4) Gut, ich gebe es zu. Ich habe kein Verständnis für Nichtstuer (die gesund sind), die sich das Nichtstun von anderen bezahlen lassen. Wer vom Staat Geld bekommt, könnte irgendwas dafür machen. Ich würde irgendetwas arbeiten, auch wenn es nicht meiner Ausbildung entspricht. In Grafing beobachtete ich kürzlich einen Herren, der sammelte mit einer Zange Müll auf. Der würde vermutlich das gleiche auf dem Konto haben, wenn er Hartz IV bekäme. Respekt vor diesem Herren.

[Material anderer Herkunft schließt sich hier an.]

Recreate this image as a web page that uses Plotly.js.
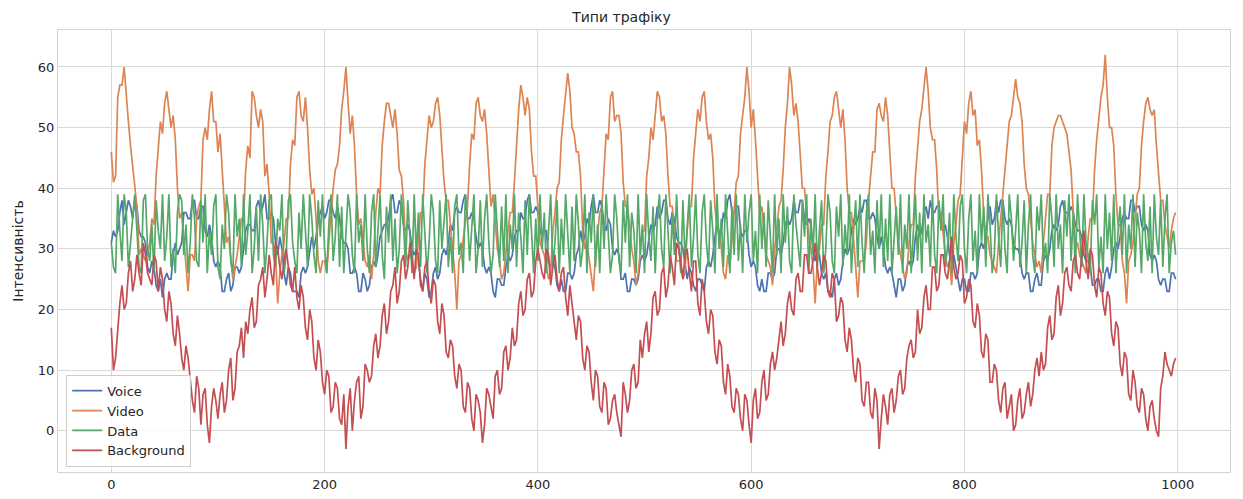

Solche Menschen sind mein Vorbild. Das sollten die Vorbilder vieler sein. Dann würde unser Land deutlich weniger Ausgaben im Sozialetat haben. Hätten wir wieder etwas gespart. Wenn es irgendwen motivieren würde, irgendwas für die Gemeinschaft zu tun, anstatt nur zu kassieren – ich wäre mit einem halben Arbeitstag dabei, würde vorarbeiten.

2 Arbeitstage in 4 Schritten. Es könnte eine gigantische Wirkung sein, wenn jeder 2 Arbeitstage für unser Land hätte. Aber nach unseren Regeln. Für die Tilgung der Staatsschulden und mit der Verpflichtung ausgeglichene Haushalte zu präsentieren.


Bis sich genügend andere finden, zahle ich meine Steuern mit Wut im Bauch. Ich gucke ziemlich ernst und grimmig, wenn ich meine vierteljährliche Steuervorauszahlung, die monatliche Umsatzsteuer, die vierteljährliche Gewerbesteuer, die jährliche Steuernachzahlung der Einkommenssteuer, die danach erhöhte Vorauszahlung der Einkommenssteuer, die jährliche Nachzahlung der Gewerbesteuer und die 1,34 Euro für einen vergessenen Beleg überweise. Das ist das wahre Leben.